Wanting to give the most accurate possible translation into Chinese, I thought I should begin by investigating the etymology of the word, as is my bent. So I pulled out my trusty 1960 Webster's New Collegiate Dictionary, my lexical vade mecum. Here's what it had (has — I still keep it on my desk):
[After L. von Sacher-Masoch (1835-1895), Austrian novelist, who described it.] Med. Abnormal sexual passion characterized by pleasure in being abused by one's associate; hence any pleasure in being abused or dominated.
My recollection is that, at the time, I couldn't readily find an English-Chinese dictionary that had the term "masochism" in it, so I may have made up this rendering for it myself, although I'm not absolutely certain that I did so:
zìnüèdài kuáng 自虐待狂 ("madness of self abuse") (129 ghits)
Be that as it may, there's no doubt that the most common translation of "masochism" in Chinese today is this:
shòunüèkuáng 受虐狂 ("madness of enduring / accepting / receiving abuse") (13,700.000 ghits)
It seems that nobody attempted to render "masochism" in such a way that it would reflect the fact that it derived from a person's surname.
Now, more than half a century later, wanting to see the latest understanding of the term, I looked it up in two current etymological reference works.
From German Masochismus, coined alongside Sadismus in 1886 by Richard von Krafft-Ebing in his book Psychopathia Sexualis. Named after Leopold von Sacher-Masoch, whose novel "Venus in Furs" explores a sadomasochistic relationship, + -ism.
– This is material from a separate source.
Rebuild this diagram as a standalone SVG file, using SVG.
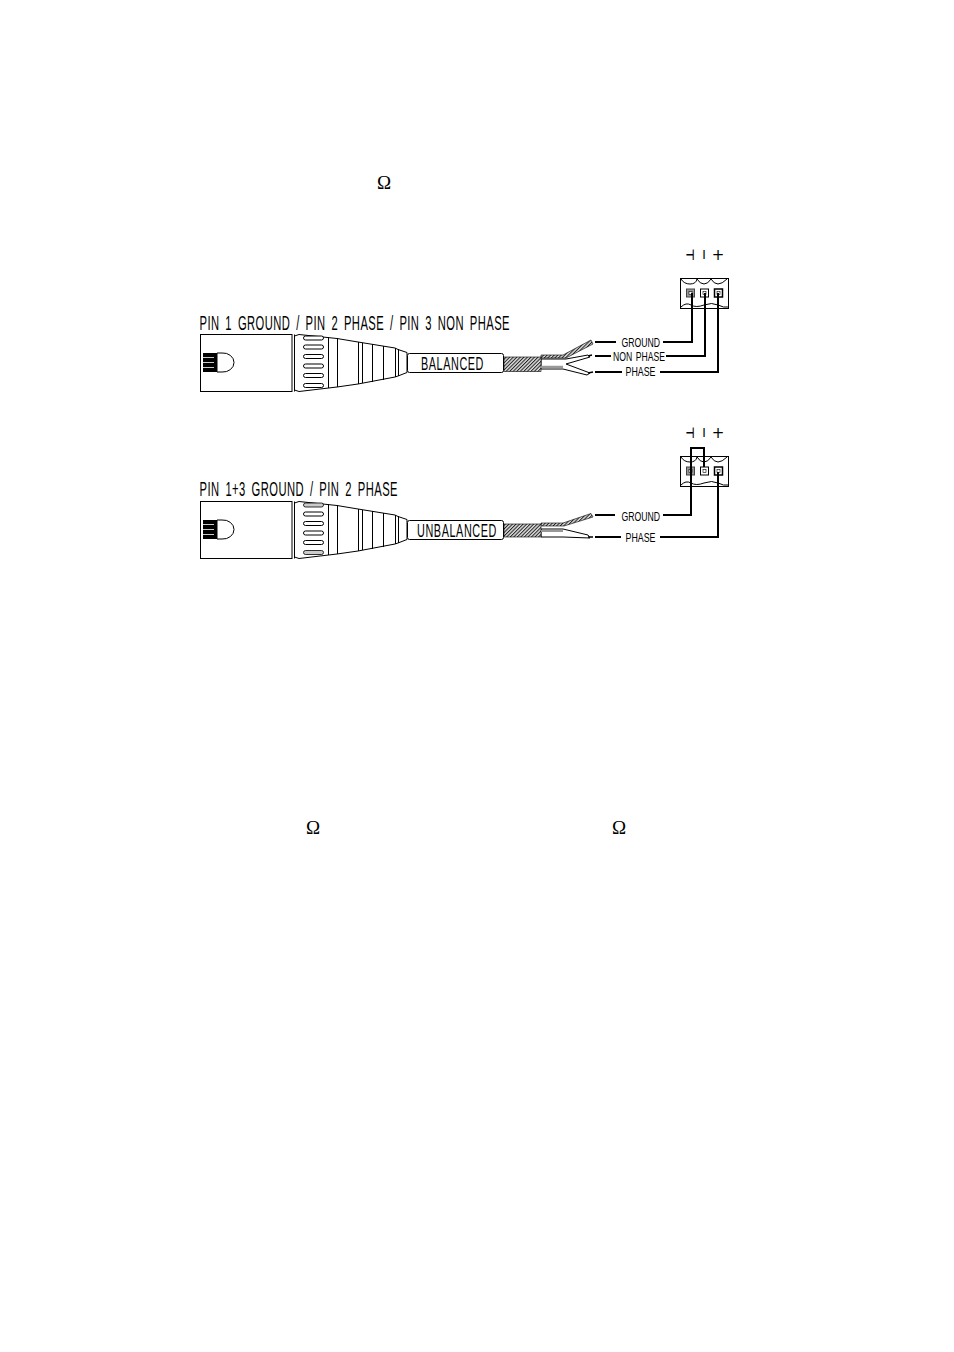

In more detail, Etymonline:
"sexual pleasure in being hurt or abused," 1892, from German Masochismus, coined 1883 by German neurologist Richard von Krafft-Ebing (1840-1902), from name of Leopold von Sacher-Masoch (1836-1895), Austrian utopian socialist novelist who enshrined his submissive sexuality in "Venus in Furs" (1869, German title "Venus im Pelz").
Sacher-Masoch's parents merged their name when they married; his maternal grandfather Dr. Franz Masoch (1763-1845) was born in Moldova Nouă in what is now Romania. The surname might be toponymic from a village that is now in northern Italy; or it might be a Germanized form of a Czech surname that amounts to a double-diminutive of given names with a prominent Ma- or -maš element (Tomaš, Mattej, etc.)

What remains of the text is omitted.